Xanadu announced a quantum algorithm for RIXS-based battery-materials simulation (published as a pre-print) that would require fewer than 500 logical qubits for targeted lithium-rich NMC structures. The company expects roughly $500M in gross proceeds from its Crane Harbor SPAC deal (≈$225M from the SPAC trust + $275M private placement); CHAC shares trade at $8.17, down 17% over the past week and near their 52-week low. Xanadu secured $2,027,507 from ARPA‑E, is pursuing up to $390M in Canadian federal/Ontario funding for Project OPTIMISM, and the SEC has approved the SPAC registration with a projected close in Q1 2026, pending approvals.

Analysis

A genuine step-function in spectroscopy or materials simulation capability compresses battery R&D timelines and shifts value toward firms that can commercialize materials faster rather than those that merely own raw material deposits.
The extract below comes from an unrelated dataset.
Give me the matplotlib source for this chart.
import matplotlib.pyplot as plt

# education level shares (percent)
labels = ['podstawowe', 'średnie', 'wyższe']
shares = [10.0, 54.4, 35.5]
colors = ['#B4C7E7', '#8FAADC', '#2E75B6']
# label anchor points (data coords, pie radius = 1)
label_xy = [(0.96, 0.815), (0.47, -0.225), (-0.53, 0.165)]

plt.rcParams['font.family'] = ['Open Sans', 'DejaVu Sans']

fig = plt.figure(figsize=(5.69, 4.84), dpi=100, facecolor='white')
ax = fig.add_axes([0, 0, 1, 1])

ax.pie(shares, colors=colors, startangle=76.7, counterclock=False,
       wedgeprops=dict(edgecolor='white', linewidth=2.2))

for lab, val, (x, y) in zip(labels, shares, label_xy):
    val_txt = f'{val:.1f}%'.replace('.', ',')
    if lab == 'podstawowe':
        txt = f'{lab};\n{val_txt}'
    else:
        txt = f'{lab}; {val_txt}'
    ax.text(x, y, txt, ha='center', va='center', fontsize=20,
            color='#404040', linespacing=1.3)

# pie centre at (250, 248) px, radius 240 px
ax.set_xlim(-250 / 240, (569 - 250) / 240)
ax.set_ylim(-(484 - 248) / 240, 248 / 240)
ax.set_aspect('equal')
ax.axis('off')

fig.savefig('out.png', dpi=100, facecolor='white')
Expect vertically integrated cell manufacturers and computational chemistry SaaS providers to capture outsized economic value as iterative lab cycles move from months to weeks — this will progressively lower unit development costs and favor scale players with in-house deployment capability. Hardware scaling remains the single biggest gating factor: any algorithmic advance that presumes error-corrected, high-fidelity devices carries a years-long implementation lag absent radical manufacturing progress. That mismatch creates a valley-of-death window where software/IP claims outpace deployable compute, concentrating risk in early public vehicles whose valuations price near-term commercialization. Second-order supply-chain effects are subtle but investable: faster materials discovery can alter commodity concentration (metal mix, binder chemistries) and increase demand for HPC, photonics, and advanced packaging, benefiting server/storage OEMs and specialty foundries. Conversely, battery recyclers and miners face a bifurcated outcome — longer-lived chemistries reduce throughput per year while new chemistries can create fresh scrap streams requiring different processing. The market is treating this theme as binary: either immediate de-risking via demonstrable device integration or persistent discounting until hardware metrics improve. That polarization sets up convex outcomes for event-driven instruments (merger milestones, device benchmarks, government contract awards) and argues for sized, hedged exposures rather than full conviction buys.